The IW map of the RC presents a “hump” shape. As analysed above, the IW of the RC is affected by both the IW of the LC and the “triggering velocity” of the RC; thus, the appearance of two peaks is reasonable. The peak value of IW of the RC reaches 174.8 J, thus, the IW in this strategy is greater than that in the injection strategy of position feedback.
By differentiating the position signal with respect to the sampling time interval, the controller can use the velocity signal to trigger the injection system. After setting different “triggering velocity” schemes of the two cylinders, we conducted a series of tests. On the basis of the in-cylinder gas pressure data and the piston position data, the IW of the RC and the LC were calculated.
Figure 15 shows that the IW tendency of the LC coincides with the simulation result. To compare the IW of the RC with the simulation result, we convert the final test result of the three-dimensional vector (“triggering velocity” of the LC, “triggering velocity” of the RC, IW of the RC) to matrix gridding using the interpolation method. Comparing
Figure 16 with
Figure 14, we find that the map shape of the test result is similar to that of the simulation, and the peak value is approximately 162.3 J, with an error in a reasonable range.
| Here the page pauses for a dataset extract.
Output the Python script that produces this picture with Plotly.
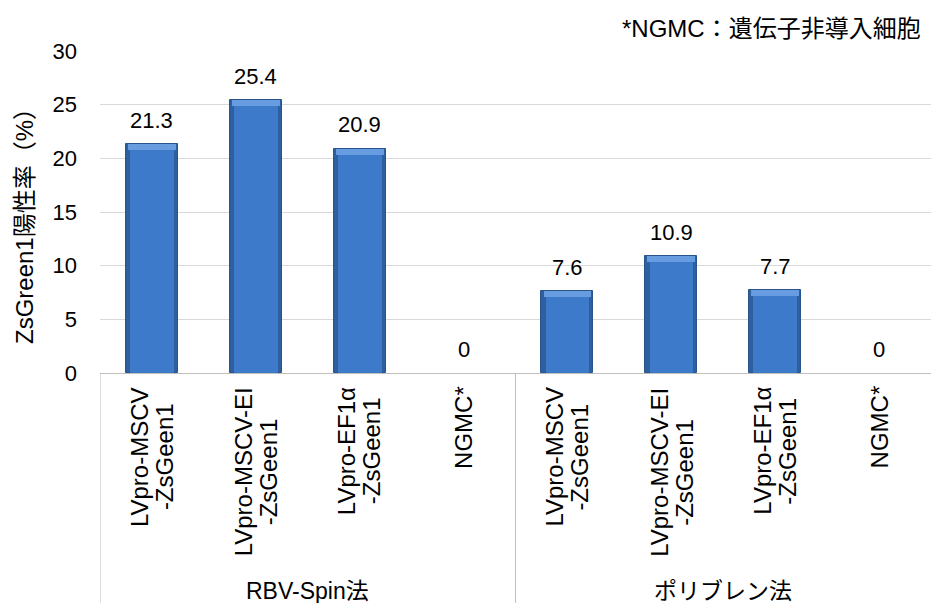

Figure 17 shows the contrast diagram of the in-cylinder gas pressure under the same experimental condition for the two injection strategies. On the basis of the injection strategy of position feedback, the operation condition of this prototype is extremely unstable (the controller drives the motor automatically when the peak in-cylinder less than a pre-set value). In contrast, for testing with the injection strategy of velocity feedback, the prototype can achieve a better starting condition and is able to continuously operate over dozens of cycles. This test result not only verifies the feasibility of using velocity as the injection triggering signal but also indicates that the strategy may provide advantages, according to the characteristics of the FPE.